In thirteen chapters, Crude Capitalism unfolds this internal structure of the oil industry’s rise and transformation in the last century. Key to understanding the argument is some basic industry terminology. The oil industry arose in the United States during the Gilded period of intense capital concentration, with Standard Oil as its expression as the first oil “major”. It was not Standard Oil’s control of oil fields that led it to such a size, but rather its strategy of vertical integration—that is, its strategy of owning multiple stages of the supply chain—as an attempt to manage competition and control (over)production. The latter is the crucial crisis tendency of the oil industry, for without coordination and collusion provided by a trust, competition among the multiplicity of upstream oil producers would encourage each to extract as much oil as possible, leading to falling prices and thus falling profitability.
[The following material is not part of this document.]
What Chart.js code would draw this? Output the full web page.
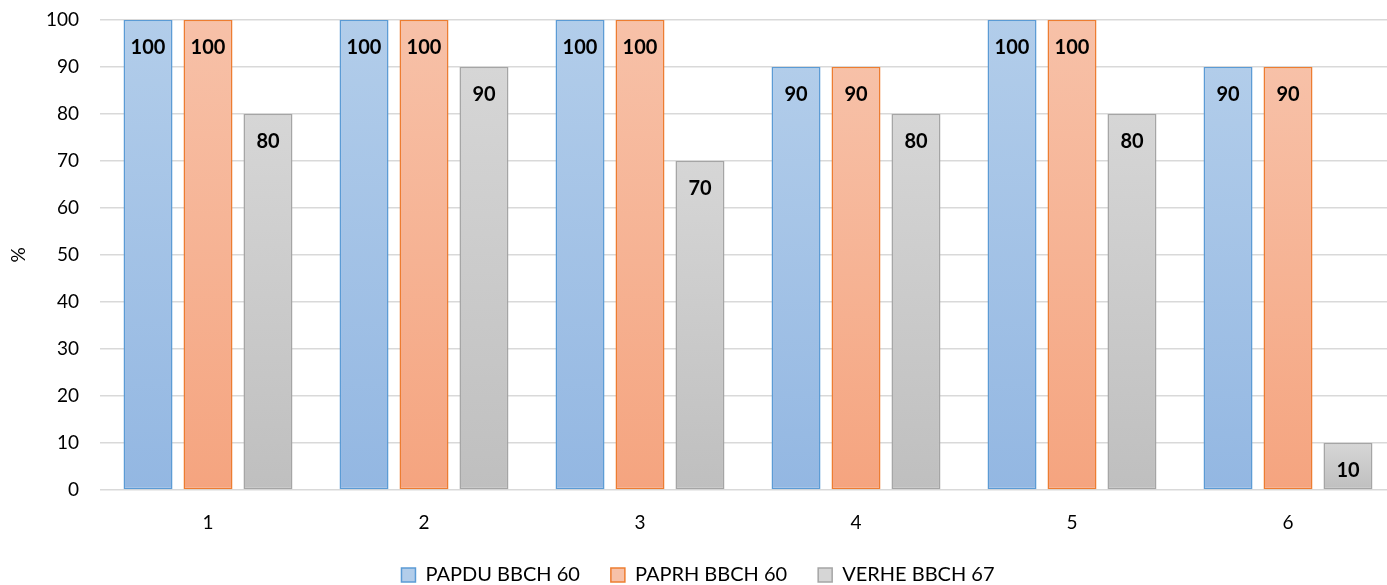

Vertical integration offered a strategy of both control and flexibility, allowing the largest firms to integrate “downstream” infrastructures such as pipelines and refineries in order to edge out “upstream” competition among oil producers. For if an independent or small producer extracts an unrefined barrel of crude from the earth but cannot find a way to bring or refine that barrel to market, then they will be forced to lower their production quotas or sell at a lower price. Thus, even after Standard Oil was broken up into the firms that would become the familiar names of Exxon, Mobil, and Chevron, these large “integrated firms” concentrated on vertical integration while displacing the risks of (over)production onto smaller, “nonintegrated firms” or independents. “Standard’s corporate structure would set the template for the global oil industry through to the present day”, and so too does the integrated/nonintegrated division continue to shape, for instance, higher-risk oil plays such as US shale (that is, hydrofracking) markets.4Hanieh, Crude Capitalism, 36.